Happy new year! It’s always exciting to start afresh and AVEVA gets 2015 off to a roaring start with the first PLMish acquisition of the year: it snapped up 8over8 Limited for its ProCon capital project risk management software platform. 8over8 says it’s helped customers save over $12.4 billion through reduced cost overruns and enhanced cost recovery on 300+ major capital projects totaling $600 billion in capital expenditures.
While that 2% savings doesn’t sound like a lot, it can make the difference between a profitable project and a disaster. For example, change requests can really spike costs since the originators often don’t realize the cost and schedule consequences of the proposed change. ProCon creates alerts that notify contract managers of these change requests so that the true impact can be assessed. Too, ProCon lets contractors prove to owners and joint venture partners that they have good governance procedures in place for the project.
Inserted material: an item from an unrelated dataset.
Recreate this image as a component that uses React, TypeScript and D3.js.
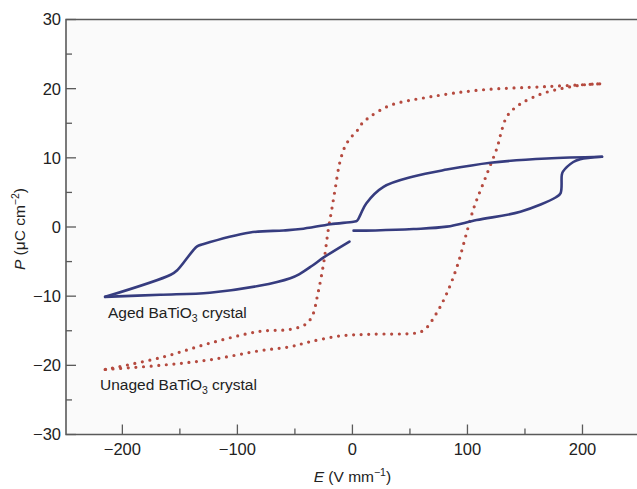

Cost recovery is both a tax/accounting/depreciation thing and a real, contract thing. From a contract perspective, cost recovery means assessing the cost of an unplanned event to the appropriate party. That’s a big deal in the AEC world: the HVAC contractor must pay his workers for time on the job site, even if the air handling equipment wasn’t delivered by the equipment supplier. Creating an agreed-upon source for contracts, schedules and other relevant data can help accelerate cost recovery cycle times and smooth cash flow for the individual businesses involved in the project.
Think of it this way: AEC projects are a maze of multi-billion dollar service agreements, with each party wanting to get the project done at greatest profit for itself, at the lowest risk (the owner wants it to be delivered on time, at the agreed-upon cost). But no one party is in total control — each can only control its own cost, schedule and work quality. Contracts are the glue that holds it all together and must be managed as the project evolves. By connecting stakeholders, ProCon gives teams visibility into legal, schedule, procurement and other aspects — as they put it, “to identify where value is leaking, and the means to put a stop to it”.
AVEVA says 8over8 had revenue of £10.0 million and profit before tax of £3.1 million for the year ended December 31, 2013 and “is expected to deliver continued growth in the year to 31 December 2014”. AVEVA paid £26.9 million in cash for the company — a revenue multiple of something less than 2.69x (since we don’t know 2014 revenue). AVEVA says 8over8 is growing nicely and is very profitable, too; 2014 figures should be in sometime soon.
8over8 has been around since 2000, when it was formed to develop software for reverse auctions. (Remember that? A big thing in 2000.) That changed when British Gas got in touch for help in managing its big contracts; that project led to ProCon, and British Gas became 8over8’s first customer. Since then, Shell, Chevron, BP and others have jumped on ProCon, in the oil and gas, shipbuilding, mining and other project-based industries.
Why would AVEVA want to get into this part of the AEC game? Because projects of the type AVEVA already plays in are only getting bigger, with more partnering, more firewalling of information and much greater risk for all involved. Everyone in that chain needs to increase visibility, improve control, prove that they are fiscally and legally responsible as the project proceeds and not content to sort it all out in court after the fact. Working on the business side of projects gives it an entry into the C-level at existing customers and prospects, access an engineering IT provider doesn’t always get.
Finally, 8over8 is a relatively small company (70-odd people) selling into industrial giants. 8over8’s core team is in Ireland; it’s satellite offices can’t support clients’ local project teams. AVEVA’s global presence, long track record and strong balance sheet can help 8over8 expand far more quickly than it could on its own.
AVEVA CEO Richard Longdon said in a press release, “By acquiring 8over8, AVEVA is uniquely placed to ensure both technical and contractual integrity changes are captured during the project life cycle and provides further proof of AVEVA’s ongoing strategy to grow its business both organically and through acquisition.”
Mat Truche-Gordon, AVEVA’s EVP, Business Strategy and Marketing, is excited about the potential for 8over8 within AVEVA, both technologically and from a business perspective. He told me that “8over8 is a small team that is punching above their weight” as they sell into global mega-corporations, often growing project-specific installations into country or regional implementations. Mr. Truche-Gordon says 8over8 will “get a light touch”, continuing to develop ProCon as they have been but with added resources for sales, local support, marketing and other corporate functions from AVEVA. Technologically, he’s interested in seeing how ProCon’s templates and business intelligence can be worked into AVEVA Net.
It’s an exciting diversification for AVEVA and leads to all sorts of new opportunities. AVEVA had a somewhat chaotic 2014 as the falling price of oil caused a pullback in large new capital projects in oil and gas, leading to softer-than-expected sales. Not great for engineering software license sales. But even when projects are slower to materialize, they are run via contracts. Always. What better way for AVEVA to hedge risk than to expand within its core markets and customers into contracts management? And to new verticals? And to the C-level?